## Task statement
Transcribe every line exactly and omit anything that is a picture.
◆ ◆ ◆ ◆
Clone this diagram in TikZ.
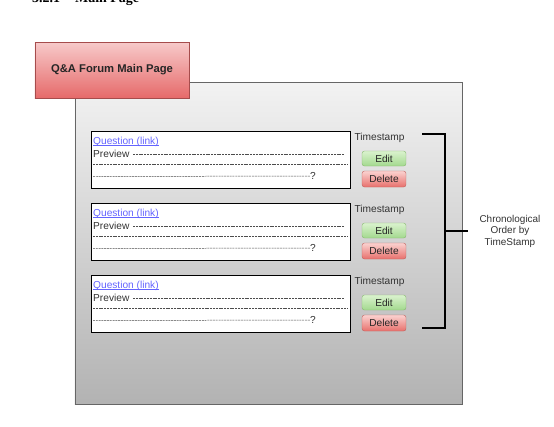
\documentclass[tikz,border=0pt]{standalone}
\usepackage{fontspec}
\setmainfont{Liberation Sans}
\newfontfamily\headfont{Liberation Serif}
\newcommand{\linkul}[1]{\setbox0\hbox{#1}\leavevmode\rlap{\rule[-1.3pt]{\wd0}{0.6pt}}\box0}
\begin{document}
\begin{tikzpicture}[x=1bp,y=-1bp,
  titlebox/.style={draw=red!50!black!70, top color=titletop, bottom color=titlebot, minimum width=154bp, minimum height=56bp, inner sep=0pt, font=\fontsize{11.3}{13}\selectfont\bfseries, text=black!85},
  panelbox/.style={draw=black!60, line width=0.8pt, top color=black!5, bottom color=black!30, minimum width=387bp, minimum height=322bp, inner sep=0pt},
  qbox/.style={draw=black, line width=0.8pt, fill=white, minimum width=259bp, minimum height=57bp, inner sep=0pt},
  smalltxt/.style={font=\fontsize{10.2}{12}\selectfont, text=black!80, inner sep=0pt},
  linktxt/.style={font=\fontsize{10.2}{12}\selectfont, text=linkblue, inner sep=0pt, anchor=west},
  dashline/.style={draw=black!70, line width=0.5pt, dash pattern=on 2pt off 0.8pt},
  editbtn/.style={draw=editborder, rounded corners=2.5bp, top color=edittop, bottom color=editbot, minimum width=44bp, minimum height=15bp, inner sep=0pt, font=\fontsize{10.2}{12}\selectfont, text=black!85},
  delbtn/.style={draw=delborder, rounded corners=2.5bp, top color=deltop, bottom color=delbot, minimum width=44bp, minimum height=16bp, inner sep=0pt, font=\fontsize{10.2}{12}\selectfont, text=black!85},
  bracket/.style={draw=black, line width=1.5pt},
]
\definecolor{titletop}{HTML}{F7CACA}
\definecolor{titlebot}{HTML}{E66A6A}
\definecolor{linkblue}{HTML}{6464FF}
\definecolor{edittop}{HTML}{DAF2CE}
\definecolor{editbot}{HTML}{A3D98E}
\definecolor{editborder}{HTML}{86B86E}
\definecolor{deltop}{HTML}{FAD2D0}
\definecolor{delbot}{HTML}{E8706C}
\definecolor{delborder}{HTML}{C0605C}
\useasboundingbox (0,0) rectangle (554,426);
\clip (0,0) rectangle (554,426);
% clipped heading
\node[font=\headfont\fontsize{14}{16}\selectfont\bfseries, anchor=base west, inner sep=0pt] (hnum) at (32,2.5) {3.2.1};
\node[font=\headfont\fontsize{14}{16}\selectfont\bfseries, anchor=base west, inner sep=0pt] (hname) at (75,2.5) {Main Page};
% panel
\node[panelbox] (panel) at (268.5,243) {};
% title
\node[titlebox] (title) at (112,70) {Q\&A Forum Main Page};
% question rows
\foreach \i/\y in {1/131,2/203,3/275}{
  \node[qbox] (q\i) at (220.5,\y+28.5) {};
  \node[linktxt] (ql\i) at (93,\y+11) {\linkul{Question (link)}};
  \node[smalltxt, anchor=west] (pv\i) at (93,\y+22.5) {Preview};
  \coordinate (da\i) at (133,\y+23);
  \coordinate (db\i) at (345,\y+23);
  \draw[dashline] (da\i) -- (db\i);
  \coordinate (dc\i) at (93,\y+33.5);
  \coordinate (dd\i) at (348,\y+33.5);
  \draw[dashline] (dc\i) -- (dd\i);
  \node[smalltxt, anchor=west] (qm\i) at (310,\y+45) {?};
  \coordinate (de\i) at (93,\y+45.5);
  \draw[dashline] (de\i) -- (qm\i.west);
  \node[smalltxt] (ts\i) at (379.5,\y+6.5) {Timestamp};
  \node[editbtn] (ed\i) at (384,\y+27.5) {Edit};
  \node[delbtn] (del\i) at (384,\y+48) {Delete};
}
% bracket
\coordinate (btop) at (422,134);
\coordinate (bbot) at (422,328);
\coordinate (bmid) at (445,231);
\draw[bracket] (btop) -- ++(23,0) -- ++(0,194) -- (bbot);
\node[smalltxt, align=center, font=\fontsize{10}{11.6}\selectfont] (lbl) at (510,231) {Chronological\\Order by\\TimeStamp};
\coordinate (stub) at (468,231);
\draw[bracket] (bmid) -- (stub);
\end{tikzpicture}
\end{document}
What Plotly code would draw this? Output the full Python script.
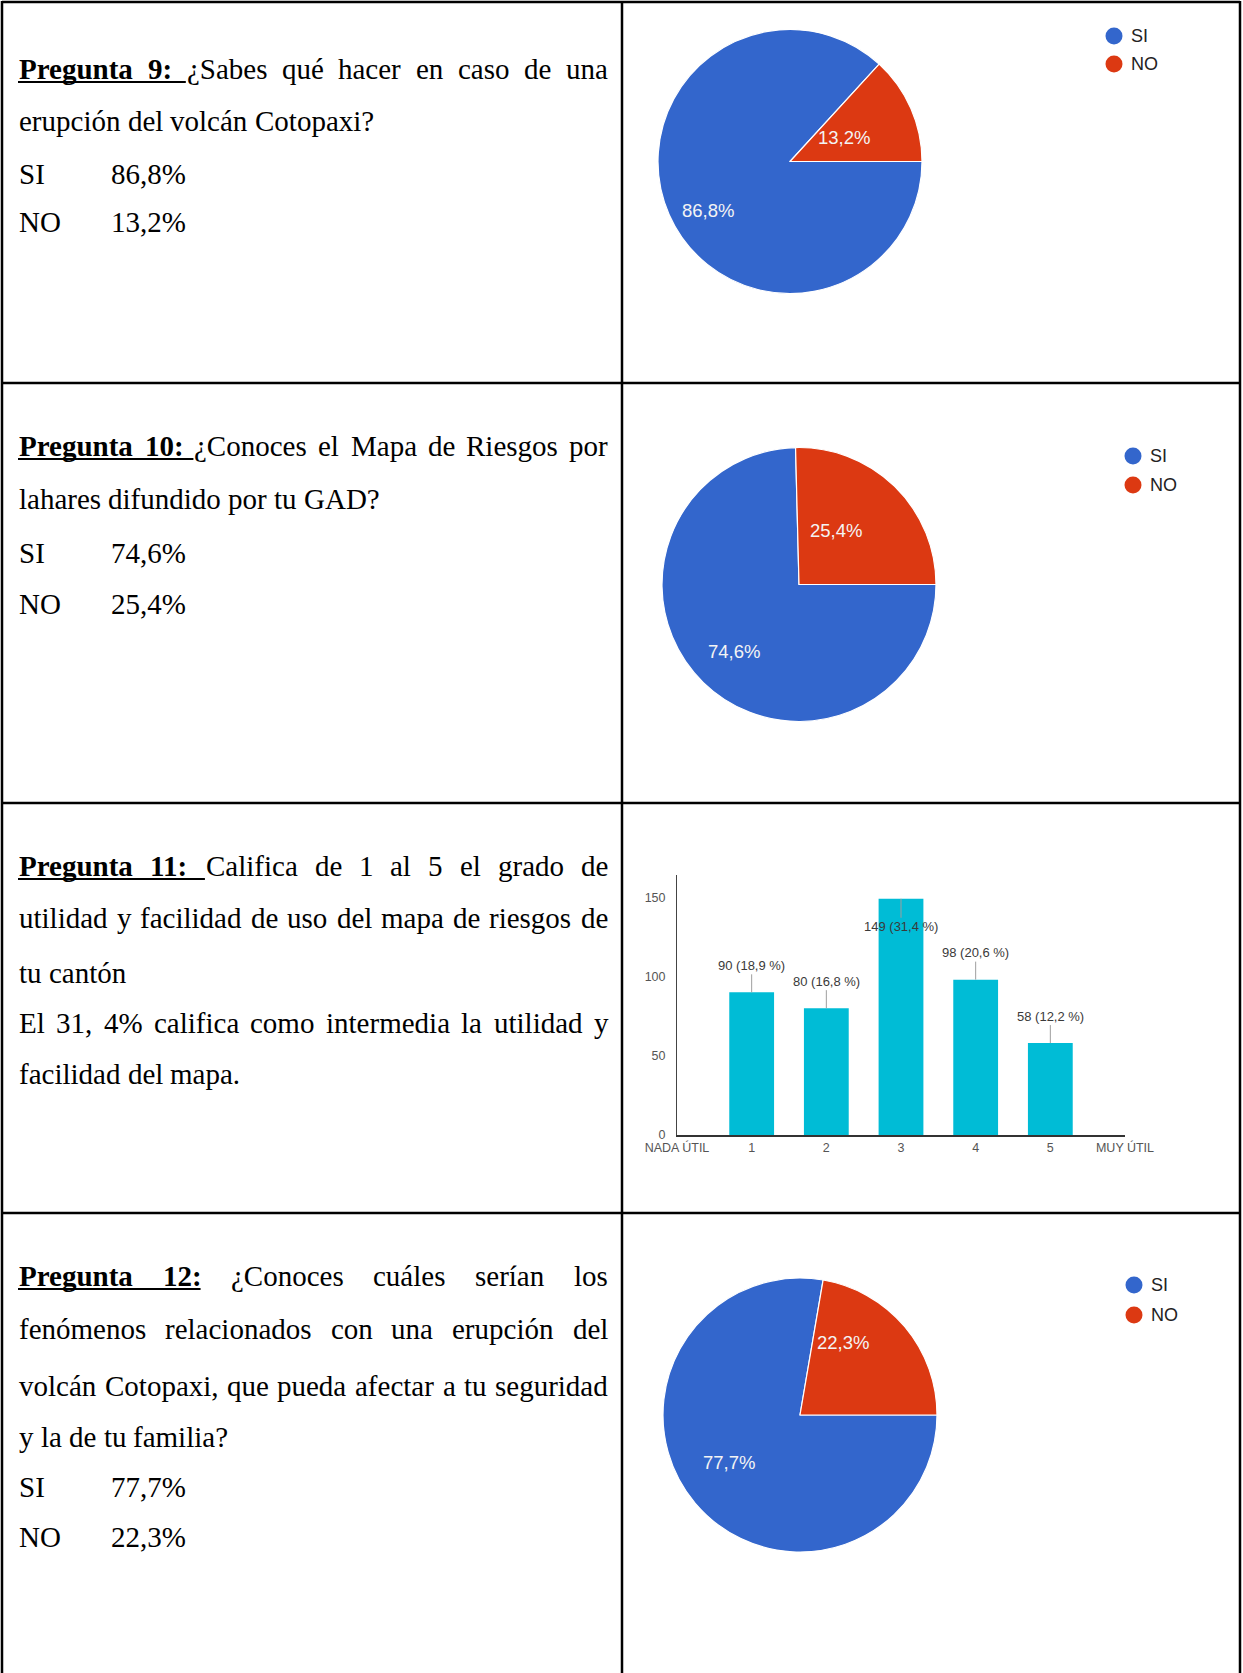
◆ ◆ ◆ ◆
## Response to the exercise
Clone this diagram in TikZ.
\documentclass[tikz,border=0pt]{standalone}
\usepackage{fontspec}
\setmainfont{Liberation Sans}
\newfontfamily\headfont{Liberation Serif}
\newcommand{\linkul}[1]{\setbox0\hbox{#1}\leavevmode\rlap{\rule[-1.3pt]{\wd0}{0.6pt}}\box0}
\begin{document}
\begin{tikzpicture}[x=1bp,y=-1bp,
  titlebox/.style={draw=red!50!black!70, top color=titletop, bottom color=titlebot, minimum width=154bp, minimum height=56bp, inner sep=0pt, font=\fontsize{11.3}{13}\selectfont\bfseries, text=black!85},
  panelbox/.style={draw=black!60, line width=0.8pt, top color=black!5, bottom color=black!30, minimum width=387bp, minimum height=322bp, inner sep=0pt},
  qbox/.style={draw=black, line width=0.8pt, fill=white, minimum width=259bp, minimum height=57bp, inner sep=0pt},
  smalltxt/.style={font=\fontsize{10.2}{12}\selectfont, text=black!80, inner sep=0pt},
  linktxt/.style={font=\fontsize{10.2}{12}\selectfont, text=linkblue, inner sep=0pt, anchor=west},
  dashline/.style={draw=black!70, line width=0.5pt, dash pattern=on 2pt off 0.8pt},
  editbtn/.style={draw=editborder, rounded corners=2.5bp, top color=edittop, bottom color=editbot, minimum width=44bp, minimum height=15bp, inner sep=0pt, font=\fontsize{10.2}{12}\selectfont, text=black!85},
  delbtn/.style={draw=delborder, rounded corners=2.5bp, top color=deltop, bottom color=delbot, minimum width=44bp, minimum height=16bp, inner sep=0pt, font=\fontsize{10.2}{12}\selectfont, text=black!85},
  bracket/.style={draw=black, line width=1.5pt},
]
\definecolor{titletop}{HTML}{F7CACA}
\definecolor{titlebot}{HTML}{E66A6A}
\definecolor{linkblue}{HTML}{6464FF}
\definecolor{edittop}{HTML}{DAF2CE}
\definecolor{editbot}{HTML}{A3D98E}
\definecolor{editborder}{HTML}{86B86E}
\definecolor{deltop}{HTML}{FAD2D0}
\definecolor{delbot}{HTML}{E8706C}
\definecolor{delborder}{HTML}{C0605C}
\useasboundingbox (0,0) rectangle (554,426);
\clip (0,0) rectangle (554,426);
% clipped heading
\node[font=\headfont\fontsize{14}{16}\selectfont\bfseries, anchor=base west, inner sep=0pt] (hnum) at (32,2.5) {3.2.1};
\node[font=\headfont\fontsize{14}{16}\selectfont\bfseries, anchor=base west, inner sep=0pt] (hname) at (75,2.5) {Main Page};
% panel
\node[panelbox] (panel) at (268.5,243) {};
% title
\node[titlebox] (title) at (112,70) {Q\&A Forum Main Page};
% question rows
\foreach \i/\y in {1/131,2/203,3/275}{
  \node[qbox] (q\i) at (220.5,\y+28.5) {};
  \node[linktxt] (ql\i) at (93,\y+11) {\linkul{Question (link)}};
  \node[smalltxt, anchor=west] (pv\i) at (93,\y+22.5) {Preview};
  \coordinate (da\i) at (133,\y+23);
  \coordinate (db\i) at (345,\y+23);
  \draw[dashline] (da\i) -- (db\i);
  \coordinate (dc\i) at (93,\y+33.5);
  \coordinate (dd\i) at (348,\y+33.5);
  \draw[dashline] (dc\i) -- (dd\i);
  \node[smalltxt, anchor=west] (qm\i) at (310,\y+45) {?};
  \coordinate (de\i) at (93,\y+45.5);
  \draw[dashline] (de\i) -- (qm\i.west);
  \node[smalltxt] (ts\i) at (379.5,\y+6.5) {Timestamp};
  \node[editbtn] (ed\i) at (384,\y+27.5) {Edit};
  \node[delbtn] (del\i) at (384,\y+48) {Delete};
}
% bracket
\coordinate (btop) at (422,134);
\coordinate (bbot) at (422,328);
\coordinate (bmid) at (445,231);
\draw[bracket] (btop) -- ++(23,0) -- ++(0,194) -- (bbot);
\node[smalltxt, align=center, font=\fontsize{10}{11.6}\selectfont] (lbl) at (510,231) {Chronological\\Order by\\TimeStamp};
\coordinate (stub) at (468,231);
\draw[bracket] (bmid) -- (stub);
\end{tikzpicture}
\end{document}
What Plotly code would draw this? Output the full Python script.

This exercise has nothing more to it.